Without including any images, repeat the data exactly.
┄┄┄┄┄┄
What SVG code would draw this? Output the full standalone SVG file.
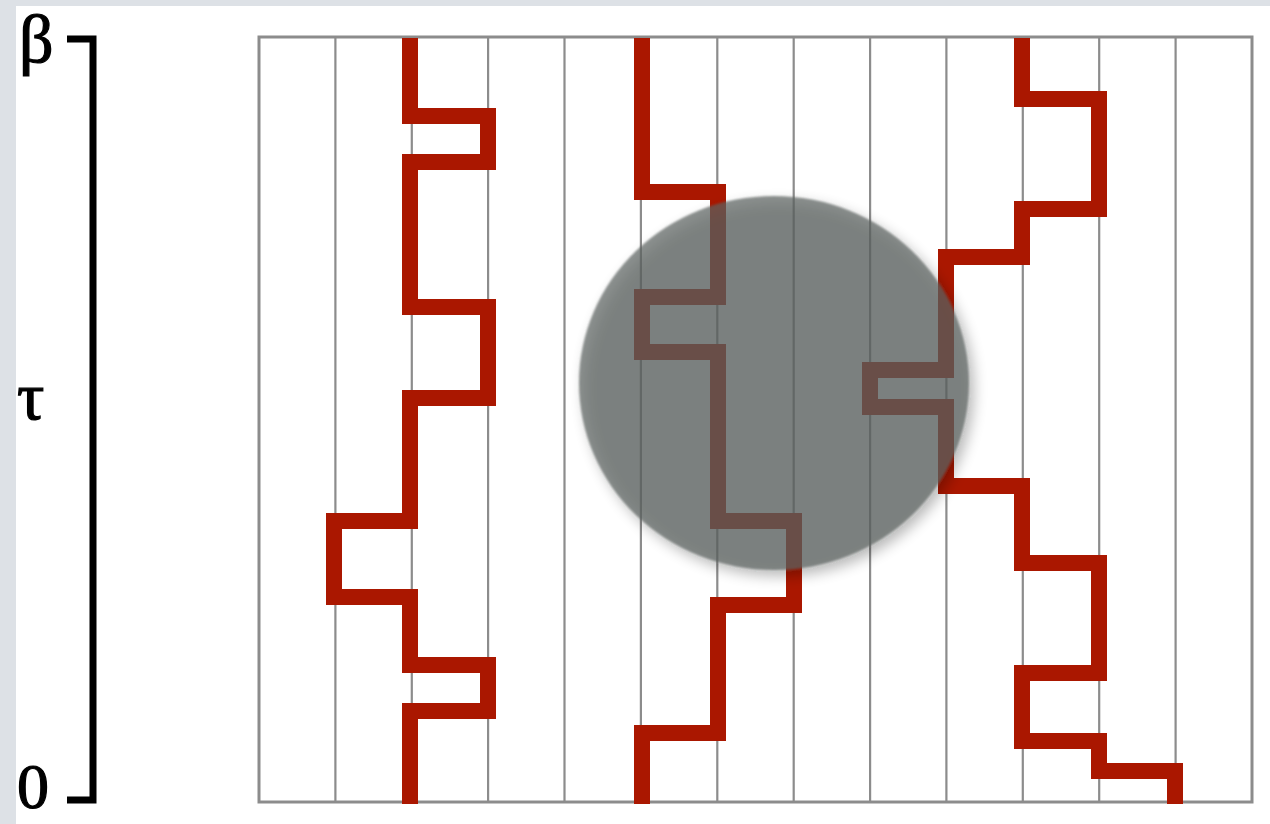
<svg xmlns="http://www.w3.org/2000/svg" width="1270" height="824" viewBox="0 0 1270 824">
<style>
.grid{stroke:#8c8c8c;stroke-width:2.2;fill:none}
.frame{stroke:#8c8c8c;stroke-width:3;fill:none}
.wl{stroke:#aa1700;stroke-width:16;fill:none;stroke-linejoin:miter;stroke-linecap:butt}
.lbl{font-family:"Liberation Serif","Times New Roman",serif;font-size:68px;fill:#000;stroke:#000;stroke-width:1.2}
.brk{stroke:#000;stroke-width:7;fill:none;stroke-linejoin:miter}
</style>
<defs>
<clipPath id="page"><rect x="16" y="6" width="1254" height="818"/></clipPath>
<filter id="soft" x="-20%" y="-20%" width="140%" height="140%">
<feGaussianBlur in="SourceAlpha" stdDeviation="7" result="b"/>
<feOffset in="b" dx="5" dy="6" result="o"/>
<feComponentTransfer in="o" result="s"><feFuncA type="linear" slope="0.4"/></feComponentTransfer>
<feGaussianBlur in="SourceGraphic" stdDeviation="1.2" result="g"/>
<feMerge><feMergeNode in="s"/><feMergeNode in="g"/></feMerge>
</filter>
</defs>
<rect x="0" y="0" width="1270" height="824" fill="#dde1e6"/>
<rect x="16" y="6" width="1254" height="818" fill="#ffffff"/>
<g id="axis">
<path class="brk" d="M67 39 H93 V800 H67"/>
<text class="lbl" x="19" y="62">β</text>
<text class="lbl" x="17" y="419">τ</text>
<text class="lbl" x="17" y="808" style="font-size:64px">0</text>
</g>
<g clip-path="url(#page)">
<g id="grid">
<rect class="frame" x="259" y="37" width="993" height="765"/>
<path class="grid" d="M335.4 37V802M411.8 37V802M488.1 37V802M564.5 37V802M640.9 37V802M717.3 37V802M793.7 37V802M870.1 37V802M946.4 37V802M1022.8 37V802M1099.2 37V802M1175.6 37V802"/>
</g>
<g id="worldlines">
<path id="wl1" class="wl" d="M410 38 V116 H488 V162 H410 V307 H488 V398 H410 V521 H334 V597 H410 V665 H488 V711 H410 V804"/>
<path id="wl2" class="wl" d="M642 38 V192 H718 V297 H642 V352 H718 V521 H794 V605 H718 V733 H642 V804"/>
<path id="wl3" class="wl" d="M1022 38 V99 H1099 V209 H1022 V257 H946 V370 H870 V407 H946 V486 H1022 V563 H1099 V673 H1022 V741 H1099 V771 H1175 V804"/>
</g>
<g id="blob">
<ellipse cx="774" cy="383" rx="195" ry="187" fill="#5c6260" fill-opacity="0.7" filter="url(#soft)"/>
</g>
</g>
</svg>
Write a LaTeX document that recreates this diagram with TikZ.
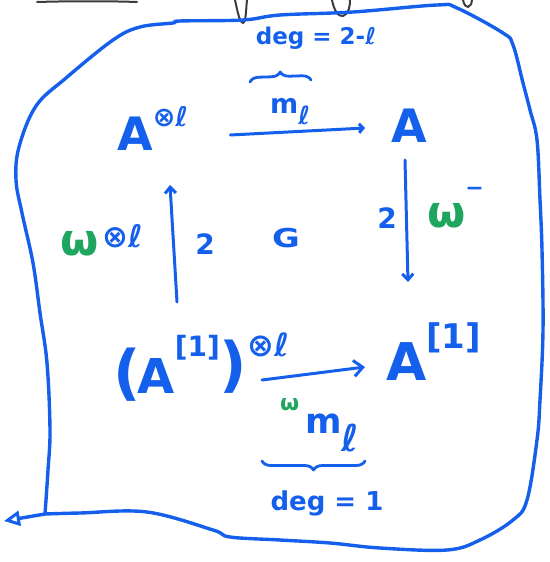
┄┄┄┄┄┄
§ **WRITTEN ANSWER**
What SVG code would draw this? Output the full standalone SVG file.
<svg xmlns="http://www.w3.org/2000/svg" width="1270" height="824" viewBox="0 0 1270 824">
<style>
.grid{stroke:#8c8c8c;stroke-width:2.2;fill:none}
.frame{stroke:#8c8c8c;stroke-width:3;fill:none}
.wl{stroke:#aa1700;stroke-width:16;fill:none;stroke-linejoin:miter;stroke-linecap:butt}
.lbl{font-family:"Liberation Serif","Times New Roman",serif;font-size:68px;fill:#000;stroke:#000;stroke-width:1.2}
.brk{stroke:#000;stroke-width:7;fill:none;stroke-linejoin:miter}
</style>
<defs>
<clipPath id="page"><rect x="16" y="6" width="1254" height="818"/></clipPath>
<filter id="soft" x="-20%" y="-20%" width="140%" height="140%">
<feGaussianBlur in="SourceAlpha" stdDeviation="7" result="b"/>
<feOffset in="b" dx="5" dy="6" result="o"/>
<feComponentTransfer in="o" result="s"><feFuncA type="linear" slope="0.4"/></feComponentTransfer>
<feGaussianBlur in="SourceGraphic" stdDeviation="1.2" result="g"/>
<feMerge><feMergeNode in="s"/><feMergeNode in="g"/></feMerge>
</filter>
</defs>
<rect x="0" y="0" width="1270" height="824" fill="#dde1e6"/>
<rect x="16" y="6" width="1254" height="818" fill="#ffffff"/>
<g id="axis">
<path class="brk" d="M67 39 H93 V800 H67"/>
<text class="lbl" x="19" y="62">β</text>
<text class="lbl" x="17" y="419">τ</text>
<text class="lbl" x="17" y="808" style="font-size:64px">0</text>
</g>
<g clip-path="url(#page)">
<g id="grid">
<rect class="frame" x="259" y="37" width="993" height="765"/>
<path class="grid" d="M335.4 37V802M411.8 37V802M488.1 37V802M564.5 37V802M640.9 37V802M717.3 37V802M793.7 37V802M870.1 37V802M946.4 37V802M1022.8 37V802M1099.2 37V802M1175.6 37V802"/>
</g>
<g id="worldlines">
<path id="wl1" class="wl" d="M410 38 V116 H488 V162 H410 V307 H488 V398 H410 V521 H334 V597 H410 V665 H488 V711 H410 V804"/>
<path id="wl2" class="wl" d="M642 38 V192 H718 V297 H642 V352 H718 V521 H794 V605 H718 V733 H642 V804"/>
<path id="wl3" class="wl" d="M1022 38 V99 H1099 V209 H1022 V257 H946 V370 H870 V407 H946 V486 H1022 V563 H1099 V673 H1022 V741 H1099 V771 H1175 V804"/>
</g>
<g id="blob">
<ellipse cx="774" cy="383" rx="195" ry="187" fill="#5c6260" fill-opacity="0.7" filter="url(#soft)"/>
</g>
</g>
</svg>
Write a LaTeX document that recreates this diagram with TikZ.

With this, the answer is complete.